Уже с конца 1990-х гг. в студенческих аудиториях стали появляться юные лица, несущие на себе не печать поражения, а стремление постичь и достигнуть. Это – первые представители того нового, воспитанного уже без пионеров и октябрят (не говоря уже о комсомоле) поколения, которое не испило яда коммунистической идеологии и не исковеркало душу сотрудничеством с преступным режимом. Многие из них лучше своих отцов и матерей, и очень часты случаи, редчайшие за пределами послекоммунистического мира, что дети приводят родителей к вере и Церкви и преображают своим отношением к жизни нравственный облик старших. Проведенный в 2006 г. опрос среди студентов и преподавателей Московского государственного института международных отношений МИД России, одного из самых престижных высших учебных заведений, показал, что среди студентов 80 % назвали себя верующими в Бога и около 36 % – постоянными (раз в месяц и чаще) прихожанами того или иного христианского храма, иудейской синагоги или мусульманской мечети. Среди преподавателей в обеих группах таковых более чем в два раза меньше, при том, что молодые преподаватели по этим показателям ближе к студентам, нежели к старой профессуре.

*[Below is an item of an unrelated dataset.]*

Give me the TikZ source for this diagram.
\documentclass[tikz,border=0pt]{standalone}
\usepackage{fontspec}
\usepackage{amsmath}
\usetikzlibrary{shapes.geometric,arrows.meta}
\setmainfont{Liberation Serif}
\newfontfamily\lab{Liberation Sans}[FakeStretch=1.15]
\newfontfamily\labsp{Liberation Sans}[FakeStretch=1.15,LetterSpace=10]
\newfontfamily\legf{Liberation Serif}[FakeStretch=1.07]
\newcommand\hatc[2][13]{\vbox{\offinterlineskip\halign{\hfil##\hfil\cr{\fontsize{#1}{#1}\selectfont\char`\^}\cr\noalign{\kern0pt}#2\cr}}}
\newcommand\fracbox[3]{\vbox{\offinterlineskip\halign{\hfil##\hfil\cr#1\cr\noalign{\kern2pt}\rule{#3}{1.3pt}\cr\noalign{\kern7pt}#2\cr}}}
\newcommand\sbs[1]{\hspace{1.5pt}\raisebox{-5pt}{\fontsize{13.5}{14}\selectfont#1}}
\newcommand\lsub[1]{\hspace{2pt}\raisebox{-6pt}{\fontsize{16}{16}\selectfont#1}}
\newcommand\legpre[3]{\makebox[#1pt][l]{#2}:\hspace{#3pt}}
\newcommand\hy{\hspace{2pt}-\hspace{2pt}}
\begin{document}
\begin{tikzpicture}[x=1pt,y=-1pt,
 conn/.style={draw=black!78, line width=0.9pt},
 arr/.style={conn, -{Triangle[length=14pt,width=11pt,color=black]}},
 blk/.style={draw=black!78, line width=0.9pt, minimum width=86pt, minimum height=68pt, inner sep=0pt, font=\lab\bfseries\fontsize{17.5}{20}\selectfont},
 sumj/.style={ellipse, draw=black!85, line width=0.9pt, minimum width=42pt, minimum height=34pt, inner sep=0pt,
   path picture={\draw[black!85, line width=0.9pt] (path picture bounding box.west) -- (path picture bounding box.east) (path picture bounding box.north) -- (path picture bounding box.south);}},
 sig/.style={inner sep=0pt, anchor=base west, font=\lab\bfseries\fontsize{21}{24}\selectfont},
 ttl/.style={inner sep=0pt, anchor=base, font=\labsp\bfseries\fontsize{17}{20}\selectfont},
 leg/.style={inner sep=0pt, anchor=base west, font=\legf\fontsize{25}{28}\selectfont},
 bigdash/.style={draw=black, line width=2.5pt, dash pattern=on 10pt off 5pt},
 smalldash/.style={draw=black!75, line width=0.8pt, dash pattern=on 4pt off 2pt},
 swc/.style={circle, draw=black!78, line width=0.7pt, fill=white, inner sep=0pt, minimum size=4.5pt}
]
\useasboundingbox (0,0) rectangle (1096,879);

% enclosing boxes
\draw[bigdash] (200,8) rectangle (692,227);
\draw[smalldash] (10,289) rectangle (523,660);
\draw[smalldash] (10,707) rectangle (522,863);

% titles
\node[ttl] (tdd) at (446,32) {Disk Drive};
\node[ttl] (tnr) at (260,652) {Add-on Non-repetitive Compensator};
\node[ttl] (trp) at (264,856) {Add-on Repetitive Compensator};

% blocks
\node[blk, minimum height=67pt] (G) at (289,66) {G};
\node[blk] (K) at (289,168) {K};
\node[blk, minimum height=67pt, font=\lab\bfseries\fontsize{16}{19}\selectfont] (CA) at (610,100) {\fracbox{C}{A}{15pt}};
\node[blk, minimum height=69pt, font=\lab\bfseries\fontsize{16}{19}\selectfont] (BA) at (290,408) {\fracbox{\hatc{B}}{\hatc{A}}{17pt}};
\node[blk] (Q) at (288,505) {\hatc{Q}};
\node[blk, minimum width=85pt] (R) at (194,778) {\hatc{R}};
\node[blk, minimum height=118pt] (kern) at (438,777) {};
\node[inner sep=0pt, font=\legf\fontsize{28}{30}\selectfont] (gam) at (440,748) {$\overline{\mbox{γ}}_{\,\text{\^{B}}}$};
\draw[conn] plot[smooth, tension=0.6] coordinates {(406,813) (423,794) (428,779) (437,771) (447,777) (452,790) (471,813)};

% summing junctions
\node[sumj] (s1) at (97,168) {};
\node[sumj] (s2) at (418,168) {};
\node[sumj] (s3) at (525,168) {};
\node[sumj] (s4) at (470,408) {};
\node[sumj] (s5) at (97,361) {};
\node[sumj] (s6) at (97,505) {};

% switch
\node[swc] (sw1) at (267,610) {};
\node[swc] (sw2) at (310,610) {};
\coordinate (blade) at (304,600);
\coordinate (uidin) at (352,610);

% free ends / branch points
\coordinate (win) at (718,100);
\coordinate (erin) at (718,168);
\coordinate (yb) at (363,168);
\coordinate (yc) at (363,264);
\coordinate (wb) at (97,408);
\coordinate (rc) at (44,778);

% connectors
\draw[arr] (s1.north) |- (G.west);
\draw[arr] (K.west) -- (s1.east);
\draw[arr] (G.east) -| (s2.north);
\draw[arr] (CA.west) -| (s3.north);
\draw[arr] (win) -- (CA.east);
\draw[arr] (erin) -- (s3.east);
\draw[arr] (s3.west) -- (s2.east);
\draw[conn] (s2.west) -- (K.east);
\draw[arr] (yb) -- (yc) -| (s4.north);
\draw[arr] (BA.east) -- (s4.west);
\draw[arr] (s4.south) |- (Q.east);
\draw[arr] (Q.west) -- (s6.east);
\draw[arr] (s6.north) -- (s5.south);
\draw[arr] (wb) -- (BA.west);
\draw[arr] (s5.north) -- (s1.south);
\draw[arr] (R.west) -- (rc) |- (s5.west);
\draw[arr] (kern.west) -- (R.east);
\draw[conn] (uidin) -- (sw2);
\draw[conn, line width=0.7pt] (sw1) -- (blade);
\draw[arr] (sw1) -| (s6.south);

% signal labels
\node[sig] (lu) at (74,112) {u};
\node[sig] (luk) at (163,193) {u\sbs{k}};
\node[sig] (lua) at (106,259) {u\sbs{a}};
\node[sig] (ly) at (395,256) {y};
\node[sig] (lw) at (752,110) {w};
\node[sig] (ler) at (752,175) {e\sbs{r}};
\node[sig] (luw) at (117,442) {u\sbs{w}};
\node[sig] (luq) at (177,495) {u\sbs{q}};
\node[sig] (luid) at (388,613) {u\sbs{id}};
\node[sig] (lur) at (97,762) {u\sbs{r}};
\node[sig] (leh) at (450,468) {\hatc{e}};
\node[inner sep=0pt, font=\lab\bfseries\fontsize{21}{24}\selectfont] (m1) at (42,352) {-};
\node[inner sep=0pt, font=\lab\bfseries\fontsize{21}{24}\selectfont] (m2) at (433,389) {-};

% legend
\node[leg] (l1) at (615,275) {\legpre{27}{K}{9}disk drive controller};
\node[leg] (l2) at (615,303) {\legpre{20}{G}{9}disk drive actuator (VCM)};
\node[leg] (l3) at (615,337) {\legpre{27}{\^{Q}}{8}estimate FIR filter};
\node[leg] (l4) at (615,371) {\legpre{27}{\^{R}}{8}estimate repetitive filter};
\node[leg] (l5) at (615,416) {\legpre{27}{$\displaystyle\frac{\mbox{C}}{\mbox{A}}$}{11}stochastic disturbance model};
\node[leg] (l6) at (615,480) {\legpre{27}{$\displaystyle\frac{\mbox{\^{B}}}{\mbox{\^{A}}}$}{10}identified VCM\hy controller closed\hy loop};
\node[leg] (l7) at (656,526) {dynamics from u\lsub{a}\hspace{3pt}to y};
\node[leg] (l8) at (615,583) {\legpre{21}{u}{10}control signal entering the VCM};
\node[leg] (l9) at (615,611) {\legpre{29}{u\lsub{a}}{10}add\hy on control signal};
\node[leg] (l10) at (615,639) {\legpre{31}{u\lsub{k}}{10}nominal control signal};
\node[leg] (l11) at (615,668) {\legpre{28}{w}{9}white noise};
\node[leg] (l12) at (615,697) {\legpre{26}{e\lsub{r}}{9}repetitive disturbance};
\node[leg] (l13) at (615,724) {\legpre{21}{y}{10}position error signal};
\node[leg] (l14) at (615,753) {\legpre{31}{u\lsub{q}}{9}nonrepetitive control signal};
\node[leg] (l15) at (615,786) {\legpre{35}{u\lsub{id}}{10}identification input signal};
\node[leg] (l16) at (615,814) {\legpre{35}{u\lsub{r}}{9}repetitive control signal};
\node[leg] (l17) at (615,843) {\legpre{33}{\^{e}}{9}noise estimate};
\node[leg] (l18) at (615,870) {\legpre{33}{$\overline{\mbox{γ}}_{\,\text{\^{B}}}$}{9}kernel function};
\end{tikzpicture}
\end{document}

Молодежи оказались в высшей степени нужны положительные примеры среди поколения их родителей и честное, информативное и по возможности глубокое образование. Особенно – образование гуманитарное, до предела искаженное в коммунистическую эпоху. Тогда, войдя в возраст, нынешние студенты преобразят Россию, как они порой преобразовывали в 2000-е гг. своих «в Бога не верящих» отцов и матерей.

Мнение мыслителя:

«Я убежден, что прочная положительная самоидентификация (в России. – Отв. ред.) будет возможна лишь в том случае, если русские окажутся способны гармонически сочетать западные политические и экономические институты с восстановлением религиозных и нравственных институтов своей собственной культуры». – James H. Billington. Предисловие к книге Russia in the Search of Itself. Washington; London, 2004. Цит. по: Дж. Биллингтон. Россия в поисках себя. М.: РОССПЭН, 2006. С. 11.

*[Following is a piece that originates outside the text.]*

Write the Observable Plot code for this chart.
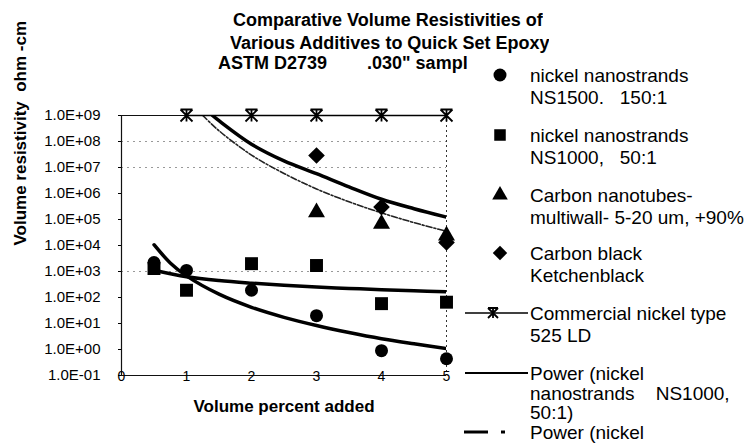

Еще одна область культуры, в которой бросаются в глаза резкие перемены, – книгоиздательство. С крушением советских издательских монополий ушли в прошлое и гигантские тиражи официально рекомендованных книг. Тем более что эти тиражи нередко в отчетах завышались «для плана». Тиражи стали небольшими – исчисляются тысячами, а не десятками и сотнями тысяч. Зато число выпускаемых ежегодно названий с 1990 по 2005 г. увеличилось в 2,4 раза, возникло множество частных издательств. Как и в других областях, рост этот обозначился с середины 1990-х, после спада в первое пятилетие. Диапазон тем крайне широк и отражает многообразие читательских интересов. Спрос находит все, от популярных изданий, посвященных кулинарии, здоровью, и криминальных романов до узко специальных изданий по религии, истории, философии, включая и переводную литературу, и многочисленные переиздания дореволюционных или вышедших в русской эмиграции книг.

Число студентов вузов на территории РФ в 1970–2005 гг. (на 10 000 жителей)

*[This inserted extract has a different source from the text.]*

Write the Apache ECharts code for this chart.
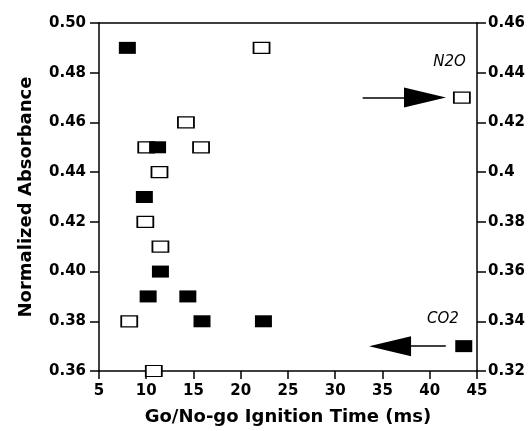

Лавинообразное движение распада России во времени и в пространстве, в истории и в географии на рубеже тысячелетий приостановилось. Сказать, что центробежные тенденции в эти годы были окончательно побеждены центростремительными – невозможно, но их соотношение уже не так катастрофично, как в 1992–1995-м гг. Российский народ можно было бы сравнить с группой альпинистов, сорванных лавиной и стремительно несущихся в бездну. Но падение приостановилось, сорвавшимся удалось зацепиться за какой-то скальный карниз, и альпинисты начинают осторожный и рискованный подъём туда, где виден источник света.